Il n'aura fallu que trois heures pour que le colonel Russell Williams passe aux aveux. Mais même après avoir enfin compris que la police détenait des preuves irréfutables contre lui, le colonel Williams semblait plus préoccupé par la réaction de sa femme et par le démantèlement de sa «toute nouvelle maison» que par le sort de ses victimes.  



Voilà ce qui ressort d'une vidéo de 10 heures composée d'une série d'extraits de l'interrogatoire mené par le sergent-détective Jim Smyth. Deux heures de ces extraits ont été présentées mercredi au palais de justice de Belleville devant des membres de l'entourage des victimes.

Le militaire de 47 ans est entré au poste de police vers 15h le 7 février dernier, la mine détendue et joviale, vêtu d'un polo rayé et d'un jean. Visiblement, il ignorait que la police était aussi bien documentée. D'ailleurs, il a refusé l'aide d'un avocat et a accepté de se soumettre à un test d'ADN. On lui avait dit qu'on voulait l'interroger afin de l'éliminer de la liste de suspects.

Il a souri quand il a révélé que c'était sa première entrevue avec la police. Trois heures plus tard, son sourire avait disparu. Le détective Smyth avait méthodiquement exposé ses preuves, dont les empreintes de bottes et les traces de pneus relevées sur le terrain de l'une des victimes. Il avait réuni suffisamment de pièces à conviction pour le lier aux agressions contre ses voisins ainsi qu'aux meurtres de Jessica Lloyd, 10 jours auparavant, et de Marie-France Comeau, deux mois plus tôt.

Sur la vidéo, Williams semble ébranlé et reste coi durant de longs moments. Suit un dialogue déterminant où on sent qu'il craque.

«Je ne sais pas quoi dire», lâche-t-il après la démonstration du détective.

Smyth lui révèle alors que la police fait des recherches dans sa maison de Tweed et que, s'il veut éviter les fouilles excessives, il doit les aider.

«Votre femme sait maintenant ce qui se passe, dit Smyth.

- J'ai peur que la police démolisse la nouvelle maison de ma femme... Cette maison, c'était son rêve. Que dois-je faire?

- Dites la vérité.

- D'accord», consent Williams après un long moment de réflexion.

Smyth lui demande alors où se trouve Jessica Lloyd. Russell répond quelques instants plus tard en réclamant une carte géographique. Il montre un endroit à l'est de Tweed. Smyth lui demande si elle était avec lui ce vendredi fatidique. «Oui», répond Williams.

«Combien de temps est-elle restée en vie pendant qu'elle était avec vous?

- Tout près de 24heures.

- Est-elle ensevelie? demande Smyth.

- Vous pouvez la voir», indique Williams.

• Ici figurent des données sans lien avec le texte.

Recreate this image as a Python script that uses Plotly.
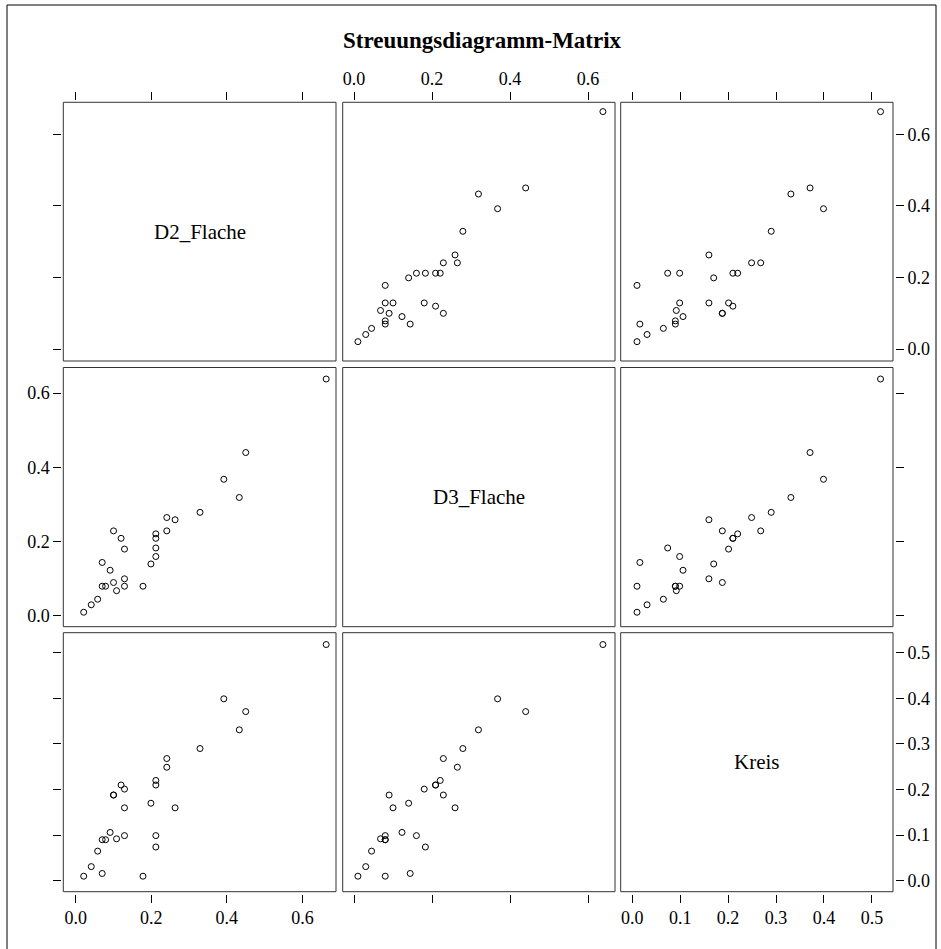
import plotly.graph_objects as go

# Variables of the scatterplot matrix (one value per case, same order in each list)
var_names = ["D2_Flache", "D3_Flache", "Kreis"]

d2_flache = [0.663, 0.450, 0.433, 0.392, 0.329, 0.263, 0.241, 0.241, 0.199, 0.212,
             0.212, 0.212, 0.212, 0.178, 0.129, 0.129, 0.129, 0.120, 0.108, 0.100,
             0.100, 0.091, 0.079, 0.070, 0.070, 0.058, 0.041, 0.021]
d3_flache = [0.638, 0.440, 0.319, 0.368, 0.279, 0.259, 0.265, 0.229, 0.140, 0.160,
             0.183, 0.209, 0.221, 0.080, 0.080, 0.100, 0.180, 0.209, 0.068, 0.229,
             0.090, 0.123, 0.080, 0.080, 0.144, 0.045, 0.030, 0.010]
kreis = [0.518, 0.371, 0.331, 0.399, 0.290, 0.160, 0.249, 0.268, 0.170, 0.099,
         0.074, 0.210, 0.220, 0.010, 0.099, 0.160, 0.201, 0.210, 0.092, 0.188,
         0.188, 0.106, 0.090, 0.090, 0.016, 0.065, 0.031, 0.010]

series = [d2_flache, d3_flache, kreis]

axis_ranges = [[-0.033, 0.689], [-0.029, 0.669], [-0.024, 0.544]]
tick_vals = [[0.0, 0.2, 0.4, 0.6], [0.0, 0.2, 0.4, 0.6], [0.0, 0.1, 0.2, 0.3, 0.4, 0.5]]
tick_text = [["0.0", "0.2", "0.4", "0.6"], ["0.0", "0.2", "0.4", "0.6"],
             ["0.0", "0.1", "0.2", "0.3", "0.4", "0.5"]]

title_text = "Streuungsdiagramm-Matrix"

# Page geometry in pixels
W, H = 941, 949
col_px = [(63.3, 336.0), (342.7, 615.0), (620.7, 893.0)]
row_px = [(102.3, 361.0), (367.5, 626.7), (632.7, 891.7)]
tick_gap = 2.0

FONT = "Times New Roman, Liberation Serif, Times, serif"
tick_font = dict(family=FONT, size=18, color="black")


def fx(px):
    return px / W


def fy(py):
    return 1 - py / H


fig = go.Figure()
layout_axes = {}
shapes = []
annotations = []

for i in range(3):          # row -> y variable
    for j in range(3):      # column -> x variable
        k = i * 3 + j + 1
        xname = "x" if k == 1 else f"x{k}"
        yname = "y" if k == 1 else f"y{k}"
        xkey = "xaxis" if k == 1 else f"xaxis{k}"
        ykey = "yaxis" if k == 1 else f"yaxis{k}"

        base = dict(showgrid=False, zeroline=False, showline=False,
                    fixedrange=True, tickfont=tick_font)

        xa = dict(base, domain=[fx(col_px[j][0]), fx(col_px[j][1])],
                  range=axis_ranges[j], tickvals=tick_vals[j], ticktext=tick_text[j])
        if i == 0:
            xa.update(anchor="free", side="top",
                      position=fy(row_px[0][0] - tick_gap),
                      ticks="outside", ticklen=8, tickwidth=1, tickcolor="black",
                      showticklabels=(j == 1))
        elif i == 2:
            xa.update(anchor="free", side="bottom",
                      position=fy(row_px[2][1] + tick_gap),
                      ticks="outside", ticklen=8, tickwidth=1, tickcolor="black",
                      showticklabels=(j != 1))
        else:
            xa.update(anchor=yname, ticks="", showticklabels=False)

        ya = dict(base, domain=[fy(row_px[i][1]), fy(row_px[i][0])],
                  range=axis_ranges[i], tickvals=tick_vals[i], ticktext=tick_text[i])
        if j == 0:
            ya.update(anchor="free", side="left",
                      position=fx(col_px[0][0] - tick_gap),
                      ticks="outside", ticklen=8, tickwidth=1, tickcolor="black",
                      showticklabels=(i == 1))
        elif j == 2:
            ya.update(anchor="free", side="right",
                      position=fx(col_px[2][1] + tick_gap),
                      ticks="outside", ticklen=8, tickwidth=1, tickcolor="black",
                      showticklabels=(i != 1))
        else:
            ya.update(anchor=xname, ticks="", showticklabels=False)

        layout_axes[xkey] = xa
        layout_axes[ykey] = ya

        if i == j:
            fig.add_trace(go.Scatter(x=[], y=[], xaxis=xname, yaxis=yname,
                                     mode="markers", showlegend=False))
            annotations.append(dict(
                x=(fx(col_px[j][0]) + fx(col_px[j][1])) / 2,
                y=(fy(row_px[i][0]) + fy(row_px[i][1])) / 2,
                xref="paper", yref="paper", text=var_names[i], showarrow=False,
                font=dict(family=FONT, size=21, color="black"),
                xanchor="center", yanchor="middle"))
        else:
            fig.add_trace(go.Scatter(
                x=series[j], y=series[i], xaxis=xname, yaxis=yname,
                mode="markers", showlegend=False, hoverinfo="skip",
                marker=dict(symbol="circle-open", size=6, color="black",
                            line=dict(width=1, color="black"))))

        # panel frame
        shapes.append(dict(type="rect", xref="paper", yref="paper",
                           x0=fx(col_px[j][0]), x1=fx(col_px[j][1]),
                           y0=fy(row_px[i][1]), y1=fy(row_px[i][0]),
                           line=dict(color="#333333", width=1), layer="above"))

# outer page frame
shapes.append(dict(type="rect", xref="paper", yref="paper",
                   x0=fx(7), x1=fx(936), y0=fy(960), y1=fy(5),
                   line=dict(color="black", width=1)))

annotations.append(dict(x=fx(482), y=fy(40), xref="paper", yref="paper",
                        text="<b>" + title_text + "</b>", showarrow=False,
                        font=dict(family=FONT, size=23, color="black"),
                        xanchor="center", yanchor="middle"))

fig.update_layout(
    width=W, height=H, autosize=False,
    margin=dict(l=0, r=0, t=0, b=0),
    paper_bgcolor="white", plot_bgcolor="white",
    font=dict(family=FONT),
    shapes=shapes, annotations=annotations,
    **layout_axes,
)

fig.write_html("out.html", config={"displayModeBar": False})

La famille Lloyd exprime sa peine

Les membres de l'entourage de Jessica Lloyd, l'une des deux femmes violées et assassinées par Williams, ont décrit leur immense chagrin mercredi. Une amie de la famille, qui avait promis de veiller sur Jessica alors que son père se mourait d'un cancer, ne pouvait cacher sa peine: «J'ai échoué, a-t-elle dit, la voix nouée. Je suis maintenant remplie de haine et de rage. Chaque jour, j'ai hâte que la nuit vienne pour dormir et ne plus rien sentir.»

«Ce qu'il a fait nous hantera pour la vie», a dit la mère de la jeune femme.

Durant le visionnement de la vidéo, quelques membres de la famille ont sourcillé quand ils ont entendu la réponse de Williams à l'enquêteur Smyth, qui lui demandait d'expliquer son comportement.

«Je n'ai pas de réponse. Je suis certain que les réponses n'ont pas d'importance.»

Le procès reprend ce matin à 10h. Le colonel Williams devrait alors recevoir sa peine.